### Problem description
Return the lines that follow, exactly as they appear, from the first through the one containing "var stepMin = 80 / 60;"; no pictures are to be included.
— BEGIN —
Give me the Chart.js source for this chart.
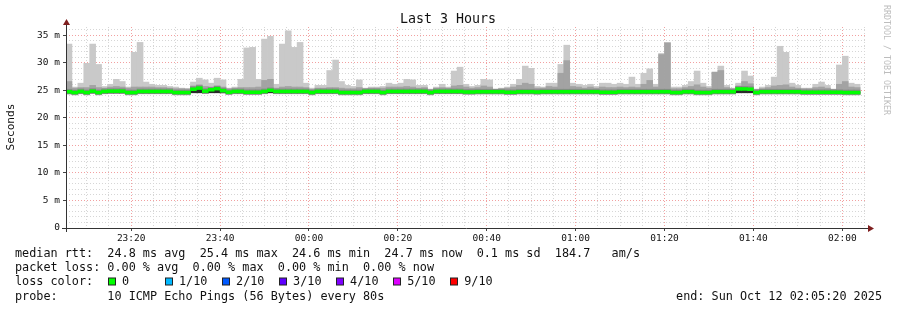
<!DOCTYPE html>
<html>
<head>
<meta charset="utf-8">
<script src="https://cdn.jsdelivr.net/npm/chart.js@4.4.1/dist/chart.umd.min.js"></script>
<style>
  html, body { margin: 0; padding: 0; background: #fff; }
  #wrap { width: 897px; height: 310px; }
</style>
</head>
<body>
<div id="wrap"><canvas id="c" width="897" height="310"></canvas></div>
<script>
'use strict';

// time is in minutes after 23:00; window 23:05:20 .. 02:05:20, one sample per 80 s
var startMin = 5 + 20 / 60;
var spanMin = 180;
var stepMin = 80 / 60;

var tickMinutes = [20, 40, 60, 80, 100, 120, 140, 160, 180];
var tickLabels = ['23:20', '23:40', '00:00', '00:20', '00:40', '01:00', '01:20', '01:40', '02:00'];

// smoke: top of the outer (light) band, top of the inner band, median rtt (ms)
var maxRtt = [
  33.4, 25.6, 26.3, 29.9, 33.4, 29.7, 25.7, 26.1, 27.0, 26.6,
  25.6, 31.9, 33.7, 26.5, 26.1, 25.9, 25.9, 25.7, 25.6, 25.4,
  25.2, 26.5, 27.2, 26.9, 26.3, 27.2, 26.9, 25.4, 25.6, 27.0,
  32.7, 32.8, 27.0, 34.3, 34.8, 26.1, 33.4, 35.8, 32.8, 33.7,
  26.3, 25.4, 25.9, 25.9, 28.6, 30.5, 26.6, 25.9, 25.7, 26.9,
  25.4, 25.6, 25.6, 25.7, 26.3, 26.1, 26.3, 27.0, 26.9, 25.9,
  25.9, 25.2, 25.6, 26.1, 25.6, 28.5, 29.2, 26.1, 25.7, 25.9,
  27.0, 26.9, 25.2, 25.4, 25.6, 26.1, 27.0, 29.4, 29.0, 25.7,
  25.6, 26.3, 26.3, 29.7, 33.2, 26.3, 26.1, 25.9, 26.1, 25.7,
  26.3, 26.3, 26.1, 26.3, 26.1, 27.4, 26.1, 28.1, 28.9, 26.1,
  31.7, 33.7, 25.6, 25.6, 25.9, 26.6, 28.5, 26.3, 25.7, 28.3,
  29.4, 25.9, 25.4, 26.3, 28.5, 27.6, 25.2, 25.6, 25.9, 27.4,
  33.0, 31.9, 26.3, 25.9, 25.4, 25.4, 26.1, 26.5, 25.9, 25.2,
  29.6, 31.2, 26.3, 26.1
];

var midRtt = [
  26.6, 25.4, 25.5, 25.5, 25.9, 25.5, 25.4, 25.6, 25.7, 25.6,
  25.4, 25.6, 25.6, 25.6, 25.6, 25.5, 25.5, 25.4, 25.3, 25.3,
  25.3, 25.8, 26.0, 25.7, 25.6, 25.8, 25.6, 25.3, 25.4, 25.5,
  25.5, 25.5, 25.6, 26.8, 27.0, 25.4, 25.6, 25.7, 25.6, 25.6,
  25.5, 25.2, 25.4, 25.4, 25.5, 25.5, 25.4, 25.3, 25.3, 25.5,
  25.3, 25.4, 25.4, 25.4, 25.6, 25.6, 25.6, 25.7, 25.6, 25.4,
  25.5, 25.2, 25.4, 25.5, 25.4, 25.8, 25.9, 25.6, 25.4, 25.5,
  25.8, 25.6, 25.2, 25.3, 25.4, 25.6, 25.9, 26.3, 26.1, 25.4,
  25.4, 25.7, 25.6, 28.1, 30.4, 25.7, 25.6, 25.4, 25.6, 25.4,
  25.6, 25.5, 25.5, 25.6, 25.5, 25.6, 25.5, 26.1, 26.8, 25.6,
  31.5, 33.6, 25.3, 25.3, 25.5, 25.7, 26.0, 25.6, 25.4, 28.3,
  28.6, 25.5, 25.3, 25.8, 26.6, 26.2, 25.2, 25.3, 25.5, 25.8,
  25.9, 26.0, 25.6, 25.4, 25.3, 25.3, 25.5, 25.6, 25.4, 25.2,
  26.1, 26.6, 25.6, 25.5
];

var medianRtt = [
  24.75, 24.6, 24.8, 24.6, 24.85, 24.6, 24.8, 24.85, 24.85, 24.85,
  24.6, 24.6, 24.8, 24.8, 24.8, 24.8, 24.8, 24.8, 24.6, 24.6,
  24.6, 25.2, 25.4, 24.85, 25.1, 25.3, 24.95, 24.65, 24.8, 24.8,
  24.65, 24.65, 24.65, 24.8, 25.0, 24.8, 24.8, 24.8, 24.8, 24.8,
  24.8, 24.6, 24.8, 24.8, 24.8, 24.8, 24.6, 24.6, 24.6, 24.6,
  24.8, 24.8, 24.8, 24.6, 24.8, 24.8, 24.8, 24.8, 24.8, 24.8,
  24.8, 24.6, 24.8, 24.8, 24.8, 24.8, 24.8, 24.7, 24.7, 24.75,
  24.75, 24.75, 24.75, 24.75, 24.65, 24.65, 24.75, 24.75, 24.75, 24.7,
  24.75, 24.75, 24.75, 24.75, 24.75, 24.75, 24.75, 24.75, 24.75, 24.75,
  24.65, 24.65, 24.65, 24.75, 24.75, 24.75, 24.75, 24.75, 24.75, 24.75,
  24.75, 24.75, 24.6, 24.6, 24.75, 24.75, 24.6, 24.6, 24.6, 24.75,
  24.75, 24.75, 24.75, 25.25, 25.25, 25.2, 24.6, 24.75, 24.75, 24.75,
  24.75, 24.75, 24.75, 24.75, 24.65, 24.65, 24.65, 24.65, 24.65, 24.65,
  24.65, 24.6, 24.6, 24.6
];

var statsLine = 'median rtt:  24.8 ms avg  25.4 ms max  24.6 ms min  24.7 ms now  0.1 ms sd  184.7   am/s';
var lossLine = 'packet loss: 0.00 % avg  0.00 % max  0.00 % min  0.00 % now';
var probeLine = 'probe:       10 ICMP Echo Pings (56 Bytes) every 80s';
var endLine = 'end: Sun Oct 12 02:05:20 2025';
var lossLabels = ['0', '1/10', '2/10', '3/10', '4/10', '5/10', '9/10'];
var lossColors = ['#00ff00', '#00b8ff', '#0059ff', '#5e00ff', '#7e00ff', '#dd00ff', '#ff0000'];

function xAt(i) { return startMin + (i + 0.5) * stepMin; }

function band(lo, hi) {
  return medianRtt.map(function (m, i) { return { x: xAt(i), y: [lo(m, i), hi(m, i)] }; });
}

var lightBand = band(function (m) { return m - 0.45; }, function (m, i) { return maxRtt[i]; });
var midBand = band(function (m) { return m - 0.4; }, function (m, i) { return midRtt[i]; });
var darkBand = band(function (m) { return m - 0.35; }, function (m) { return m + 0.45; });
var blackBand = band(function (m) { return 24.55; }, function (m) { return m > 24.95 ? m - 0.2 : 24.55; });
var medianBand = band(function (m) { return m - 0.26; }, function (m) { return m + 0.26; });

function barSet(data, color, order) {
  return {
    type: 'bar', data: data, backgroundColor: color, borderWidth: 0,
    barPercentage: 1, categoryPercentage: 1, grouped: false, order: order
  };
}

var mono = '"DejaVu Sans Mono", monospace';

var rrdDecor = {
  id: 'rrdDecor',
  afterDraw: function (chart) {
    var ctx = chart.ctx;
    var a = chart.chartArea;
    ctx.save();

    // axes with arrows
    ctx.strokeStyle = '#333';
    ctx.lineWidth = 1;
    ctx.beginPath();
    ctx.moveTo(a.left - 4, Math.round(a.bottom) + 0.5);
    ctx.lineTo(a.right + 5, Math.round(a.bottom) + 0.5);
    ctx.moveTo(Math.round(a.left) + 0.5, a.bottom + 4);
    ctx.lineTo(Math.round(a.left) + 0.5, a.top - 4);
    ctx.stroke();
    ctx.fillStyle = '#7f1f1f';
    ctx.beginPath();
    ctx.moveTo(a.right + 2, a.bottom - 3);
    ctx.lineTo(a.right + 8, a.bottom + 0.5);
    ctx.lineTo(a.right + 2, a.bottom + 4);
    ctx.closePath();
    ctx.fill();
    ctx.beginPath();
    ctx.moveTo(a.left - 3, a.top - 2);
    ctx.lineTo(a.left + 0.5, a.top - 8);
    ctx.lineTo(a.left + 4, a.top - 2);
    ctx.closePath();
    ctx.fill();

    // title and axis label
    ctx.fillStyle = '#111';
    ctx.textBaseline = 'middle';
    ctx.textAlign = 'center';
    ctx.font = '13.3px ' + mono;
    ctx.fillText('Last 3 Hours', 448, 20);
    ctx.save();
    ctx.translate(11, 127);
    ctx.rotate(-Math.PI / 2);
    ctx.font = '11.2px ' + mono;
    ctx.fillText('Seconds', 0, 0);
    ctx.restore();

    ctx.save();
    ctx.translate(886, 5);
    ctx.rotate(Math.PI / 2);
    ctx.textAlign = 'left';
    ctx.fillStyle = '#bdbdbd';
    ctx.font = '8.3px ' + mono;
    ctx.fillText('RRDTOOL / TOBI OETIKER', 0, 0);
    ctx.restore();

    // legend block
    var charW = 7.13;
    var x0 = 15;
    ctx.textAlign = 'left';
    ctx.fillStyle = '#111';
    ctx.font = '11.8px ' + mono;
    ctx.fillText(statsLine, x0, 254);
    ctx.fillText(lossLine, x0, 268);
    ctx.fillText('loss color:', x0, 282);
    ctx.fillText(probeLine, x0, 296.5);
    for (var k = 0; k < lossLabels.length; k++) {
      var bx = Math.round(x0 + (13 + 8 * k) * charW) + 0.5;
      ctx.fillStyle = lossColors[k];
      ctx.fillRect(bx, 278, 7, 7);
      ctx.strokeStyle = '#222';
      ctx.strokeRect(bx, 278, 7, 7);
      ctx.fillStyle = '#111';
      ctx.fillText(lossLabels[k], x0 + (15 + 8 * k) * charW, 282);
    }
    ctx.textAlign = 'right';
    ctx.fillText(endLine, 882, 296.5);
    ctx.restore();
  }
};

function tickVal(c) { return c && c.tick ? c.tick.value : NaN; }
function isMajorX(c) { return tickMinutes.indexOf(Math.round(tickVal(c))) >= 0; }
function isMajorY(c) { return tickVal(c) % 5 === 0; }

new Chart(document.getElementById('c').getContext('2d'), {
  data: {
    datasets: [
      barSet(lightBand, '#c9c9c9', 6),
      barSet(midBand, '#a3a3a3', 5),
      barSet(darkBand, '#898989', 4),
      barSet(blackBand, '#2a2a2a', 3),
      barSet(medianBand, '#00ff00', 2)
    ]
  },
  plugins: [rrdDecor],
  options: {
    responsive: false,
    animation: false,
    devicePixelRatio: 1,
    layout: { padding: { left: 0, right: 31, top: 27, bottom: 0 } },
    plugins: { legend: { display: false }, tooltip: { enabled: false }, title: { display: false } },
    scales: {
      x: {
        type: 'linear',
        offset: false,
        min: startMin,
        max: startMin + spanMin,
        z: 1,
        afterBuildTicks: function (axis) {
          var t = [];
          for (var m = 10; m <= 185; m += 5) t.push({ value: m });
          axis.ticks = t;
        },
        afterFit: function (axis) { axis.height = 82; },
        border: { display: false, dash: [1, 2] },
        grid: {
          offset: false,
          color: function (c) { return isMajorX(c) ? '#f2a0a0' : '#d6d6d6'; },
          tickColor: function (c) { return isMajorX(c) ? '#444' : 'rgba(0,0,0,0)'; },
          tickLength: 3
        },
        ticks: {
          autoSkip: false,
          maxRotation: 0,
          padding: 2,
          color: '#111',
          font: { family: 'DejaVu Sans Mono', size: 9.5 },
          callback: function (v) {
            var i = tickMinutes.indexOf(Math.round(v));
            return i >= 0 ? tickLabels[i] : '';
          }
        }
      },
      y: {
        min: 0,
        max: 36.5,
        z: 1,
        afterBuildTicks: function (axis) {
          var t = [];
          for (var v = 0; v <= 36; v++) t.push({ value: v });
          axis.ticks = t;
        },
        afterFit: function (axis) { axis.width = 66; },
        border: { display: false, dash: [1, 2] },
        grid: {
          color: function (c) { return isMajorY(c) ? '#f2a0a0' : '#d6d6d6'; },
          tickColor: function (c) { return isMajorY(c) ? '#444' : 'rgba(0,0,0,0)'; },
          tickLength: 3
        },
        ticks: {
          autoSkip: false,
          padding: 3,
          color: '#111',
          font: { family: 'DejaVu Sans Mono', size: 9.5 },
          callback: function (v) {
            if (v % 5 !== 0) return '';
            return v === 0 ? '0' : v + ' m';
          }
        }
      }
    }
  }
});
</script>
</body>
</html>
— END —
### Response to this task
Give me the Chart.js source for this chart.
<!DOCTYPE html>
<html>
<head>
<meta charset="utf-8">
<script src="https://cdn.jsdelivr.net/npm/chart.js@4.4.1/dist/chart.umd.min.js"></script>
<style>
  html, body { margin: 0; padding: 0; background: #fff; }
  #wrap { width: 897px; height: 310px; }
</style>
</head>
<body>
<div id="wrap"><canvas id="c" width="897" height="310"></canvas></div>
<script>
'use strict';

// time is in minutes after 23:00; window 23:05:20 .. 02:05:20, one sample per 80 s
var startMin = 5 + 20 / 60;
var spanMin = 180;
var stepMin = 80 / 60;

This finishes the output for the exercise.